August 9th, 2007 at 8:55 pm
[...] post that caught my attention today is one in which Dmitry discusses an article that uses economics to [...]
August 17th, 2007 at 2:38 pm
Actually, the benefit of a step on stairs and that of a step on an escalator are not the same. As you step up a stair on the escalator, you’re actually going further up than the stair’s rise because the stairs themselves are rising. Remember those explanations of relativity from high school: walking on a train carrying a flashlight??? See! Obviously, if you want the biggest bang (ahem) for your step-cost, you should take a single step up just one stair on the escalator, but in a particular way. Lift your foot as soon as you step on the escalator, then slowly move it up one stair, so that you finish the step just as the escalator reaches the top of the stairs. Your SINGLE step will be super-efficient… not to mention that holding your foot in the air and moving it up and forward in such a slow, deliberate motion like that will probably do wonders to your ass muscles.
August 17th, 2007 at 2:40 pm
Philosophy, theology, economics
Wow, you’ve pretty much got the trifecta there of “fields with no rigor.”
August 17th, 2007 at 3:06 pm
Seems to me the answer could be stated more simply as follows: “Because standing still on an escalator is more productive than standing still on stairs, so the benefit of taking a step on an escalator is less than the benefit of taking a step on stairs.”
August 17th, 2007 at 3:42 pm
This whole exercise (no pun intended) rests on the assumption that taking upward steps in either case is a cost, instead of a benefit. That is, for most people always taking steps in either situation is a BENEFIT, not a cost because most people suffer from a lack of exercise and taking even a few more steps would be of great benefit to them healthwise and not represent any sort of ‘cost’ at all.
The whole idea that ‘exertion’ should be regarded as a ‘cost’ in the first place is totally misguided.
August 17th, 2007 at 4:18 pm
The physical exertion of walking on an escalator (or on stairs, for that matter) is not a cost, it is an added benefit. You expend calories, and strengthen the heart and the legs.
August 17th, 2007 at 4:21 pm
Taking a step on an escalator is not a cost. It’s a benefit, in the form of improving one’s cardiovascular system. The best way to reap this benefit is to go up the down escalator.
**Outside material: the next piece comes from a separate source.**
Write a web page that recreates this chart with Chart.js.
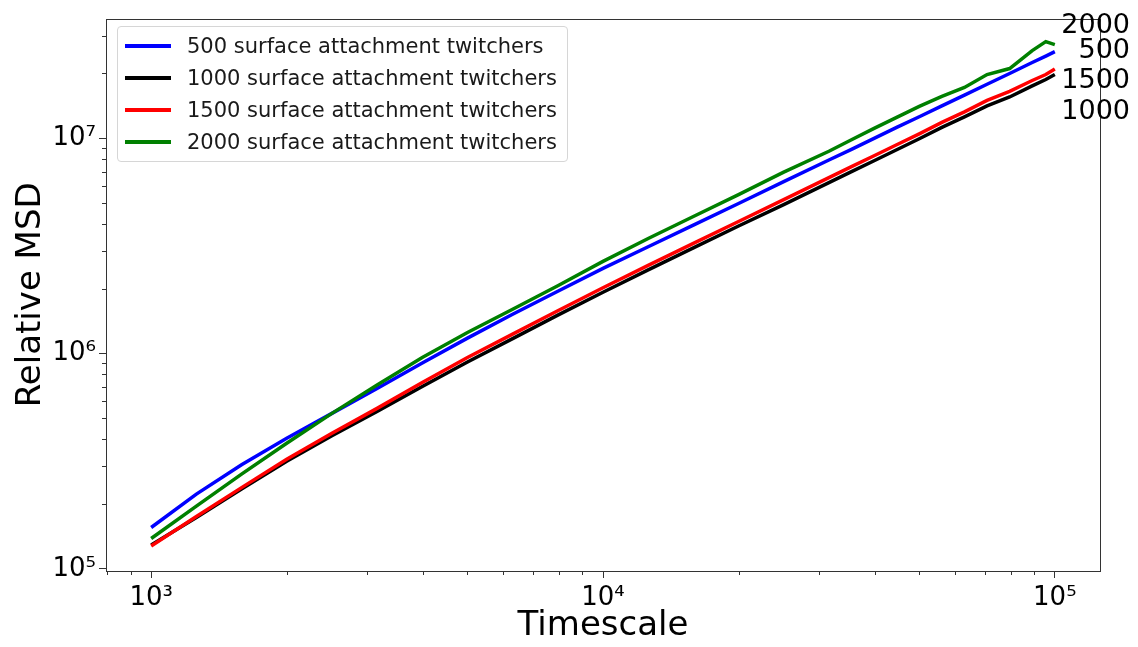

You may annoy certain people who don’t understand the full benefit of your activity, but you can exercise much more efficiently using escalators than running up and down stairs, where the run down is mostly wasted time.
August 17th, 2007 at 5:34 pm
i seem to recall an article in the washington post a few years ago detailing how escalator stairs (at least in the DC Metro system) are on average, much deeper than regular stairs. so it’s actually even more “cost” to get up them (plus the added danger of tripping because you’re not used to the size of the stair). don’t know how this figures into this equation, but i thought i’d throw it out there.
August 17th, 2007 at 7:36 pm
Apparently you missed the part where exercise is a benefit. You might want to study up on that.
August 17th, 2007 at 11:52 pm
There is also the risk that the escalator will break and stop while you are walking up it, which will cause you to fall. I personally think escalators are sort of scary so I stand on them. Unless the other people standing near me are scarier.
August 18th, 2007 at 4:33 am
If you stand still on a flight of stairs, or on the left side of an escalator, there’s an additional potential cost to you: public verbal abuse, and getting shoved out of the way. However, if you stand still on the right side of the escalator, no such cost is involved.
August 18th, 2007 at 11:52 am
See also the discussion at mises.org. Murphy’s neoclassical solution has the strength that it explains why being placed on the 9th step is preferable to being placed on the 1st step. But its weakness is that it implies that being on steps 1 through 9 has some utility. I say that it does not, for the same reason why having 1 through 99 pennies is useless. So, that’s the strength of my solution which takes the entire staircase as the marginal unit. That’s the Rothbardian take on it, anyway. Don Lloyd’s solution which takes units of speed as marginal is also intriguing.
In other words, there is a conflict of two intuitions: on the one hand, the closer you are to the completion of your goal, the better; on the other hand, as long as the goal is not reached, you’ve got nothing, no matter how close you are.
August 18th, 2007 at 9:22 pm
Exertion is not a benefit. Exertion (exercise) is a cost (like parting with money) to receive a benefit (health, appearance, the ability to perform tasks unavailable to the sedentary.
Exercise appears to be a benefit to those who love it, or are addicted to the endorphins (as an ex-gymnast, I can speak to that; by the way, anyone ever do a cost benefit analysis of drug addiction?). To any who start a new exercise program who are recovering from orthopedic injuries (as an ex-gymnast, I can speak to this as well), exercise is a cost, often insurmountable, spent to obtain a benefit, often seen as unobtainable.
August 19th, 2007 at 8:54 am
“Seen as unobtainable.” It’s important to note the way you’ve said it, because that’s more an issue of perception and/or available information. Even the endorphins are a benefit received from the cost of exercise, although I guess people might conflate the two if they’re not really thinking about it. At any rate, the cardiovascular benefits over time of regularly walking up the escalator ought to figure into a complete study. So should the cost in frustration and ire felt toward people who stand on the left.